As for Domb's estimation of the seriousness of Sharon's peace plan, he says: "If the Palestinians were serious, Sharon's plan would be serious, too," and adds that he has no doubt that Sharon would "get rid of the settlements" in order to promote peace.

Domb declined to relate to the reports of the investigations against Sharon and his sons, saying that he "knows too little about the matter." He also denied that he contributed to Sharon's election campaign. "Sharon did not need a contribution from me in order to get elected," he says.

Domb was the man who, during a visit to Israel in the summer of 2000 promoted the idea of convening a huge Likud rally in support of Sharon in Rabin Square, and says that he even financed the rally.

Domb confirms that he donated to Clinton's election campaign and also transferred contributions to the election campaign of President George W. Bush. "I do not donate to parties but rather to people who support Israel," says Domb, explaining his support for Clinton, the Democrat and Bush, the Republican.

Domb says that he was one of the first Jews to support Clinton's candidacy for president, "even before he officially declared his candidacy." This was after Domb was deeply impressed by Clinton's meeting with a small group of Jews.

Who will win his support in the next presidential elections? Domb says he will support Bush's continued residency in the White House, "because of Israel."

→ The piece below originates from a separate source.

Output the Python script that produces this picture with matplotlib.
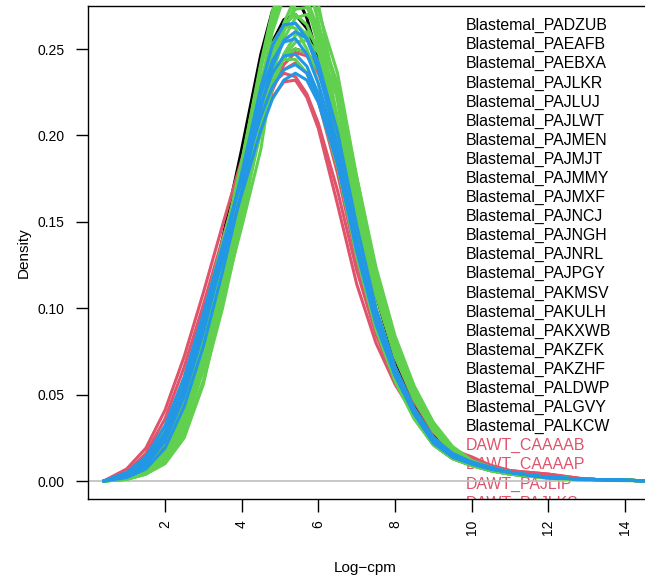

Domb, 65, was born in a small village in Poland. His mother was murdered by the Nazis, and he was saved from certain death, as a child, when he stood in the second row of a group of Jews shot on the edge of a pit. A boy of about 10 grabbed Domb's shirt-sleeve and pulled him aside. "We ran into the nearby forest and the Nazis shot at us but we survived."

Domb came to Israel as a refugee youth, spent a few years on Kibbutz Hanita, served in the Israel Defense Forces and was injured in the Sinai Campaign when the jeep in which he was riding ran over a mine. In the early 1960s, Domb went to New York to visit his sister, the only other member of his family who survived the Holocaust. "That visit," says Domb, "has lasted until today."